Gail had told me that the tour company had not yet confirmed those dates.  We assumed that not enough people had signed up for that particular tour yet, but it was still early.  Nevertheless I was holding off on making my travel reservations until they had a confirmation.  Yesterday, Gail told me that for some unexplained reason their tour had been cancelled.  She is looking into some other companies that might have tours of Switzerland that conclude in Zurich at the right time.  So that trip is a question mark. 

Tuesday, March 5, 2019

Flamenco in Columbus

Last Friday I drove down to Columbus to spend the weekend with family.  My sister-in-law Phyllis had bought tickets for the Columbus Symphony Orchestra.  The concert featured music by Spanish classical composers as well as a performance of flamenco.  I really am not an expert on flamenco, but I was rather disappointed in the dance segment of the concert.  The dancer was a lady from Cuba who has been a long-time resident of Columbus where she owned a dance studio.  It seemed to me that her motions, especially her arm movements, were very stiff and mechanical.  I didn't mention anything to Phyllis at first, but later she said that she wasn't impressed and that it was not as good as the flamenco show that we saw some years ago in Spain.

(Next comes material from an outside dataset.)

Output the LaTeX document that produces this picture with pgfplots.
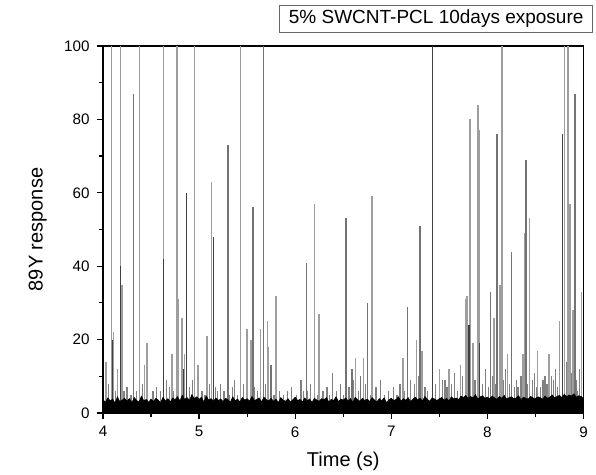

The second half of the program departed from the Spanish theme, and consisted of Dvorak's "New World Symphony", one of my favorites.  The orchestra did a very nice job, and I was happy that the program had ended on a good note.  But then, the flamenco dancer came out again for an encore and did some more robotic stomping around.  Oh well, they say that it is hard to find quality flamenco in Spain.  I guess I should not have expected great flamenco in Columbus!